DE LA CINQUIÈME HARMONIE



Qui n’a pas senti les voluptés du retour dans le site où l’on a passé son enfance, et dans les habitudes de sa première vie ?

Je venais de vivre plusieurs années à l’étranger, dans d’autres lieux, dans d’autres mœurs, dans d’autres pensées. J’eus un congé en 1829, je revins pendant l’été à Saint-Point. Ma mère vivait, et venait souvent habiter avec moi. Son âme, comme une journée d’été, s’embellissait des teintes du soir ; sa piété sereine et toute composée de bénédiction, de reconnaissance et d’espérance, était involontairement communicative ; sa présence éclairait, vivifiait, sanctifiait la maison.

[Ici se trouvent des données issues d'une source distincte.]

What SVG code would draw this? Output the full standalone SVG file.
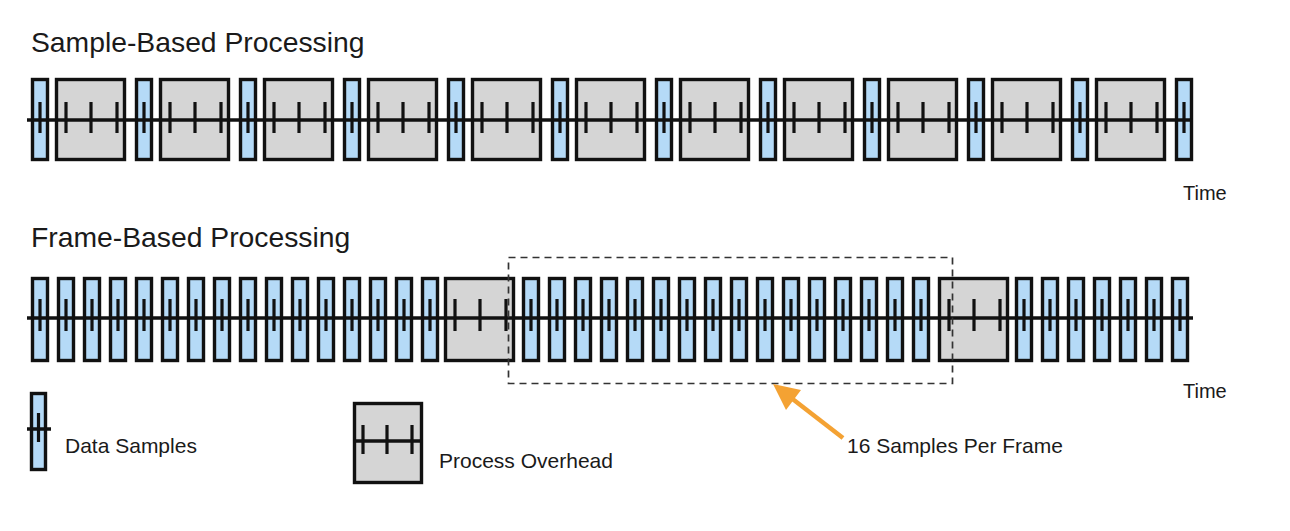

Un jour, elle était assise sous un grand cerisier dans le verger en pente, en face du petit balcon de bois que j’avais construit pour descendre de ma tour dans le jardin. C’était un dimanche après vêpres. Mon enfant jouait à ses pieds avec des fleurs et des oiseaux que les petites filles du village lui avaient apportés ; ma femme lisait à côté ; sa mère, excellente femme, plus âgée que la mienne, tenait à la main sa Bible reliée en maroquin noir, que les Anglaises pieuses lisent pour toute distraction les jours saints ; à quelque distance, un groupe de deux ou trois petites filles du village regardaient avec timidité les dames étrangères ; les chiens couraient après les paons, la cloche de l’église carillonnait ; le soleil, qui baissait vers la montagne, jetait sur la pelouse les ombres dentelées des noisetiers. Cette scène de famille, de campagne, de quiétude dans le bonheur, à l’ombre des murs du clocher, me pénétra profondément. Moi-même j’étais heureux : ma jeunesse avait passé ses amertumes ; mon cœur était plein sans déborder ; des perspectives douces s’entr’ouvraient devant moi ; ma famille paraissait avoir de longues années à vivre ; la renommée m’avait accueilli à mes premiers pas dans la poésie ; la diplomatie et la politique me promettaient, pour mon âge mûr, des occupations, des voyages, les exercices d’esprit nécessaires à mon activité ; ma fortune, modeste alors, me suffisait et au delà ; j’entrevoyais, après les emplois publics et les lettres, des années de paix, de contemplation, de moissons de cœur dans cette vie rurale, commencement et fin de toute heureuse vie. De ce sentiment de bonheur au sentiment de reconnaissance qui en reporte au ciel la bénédiction, il n’y a que le cri de l’âme. Ce cri sortit dans cet instant de la mienne, et je commençai ces vers devant ce groupe de ma mère, de ma femme, et au doux gazouillement de mon enfant.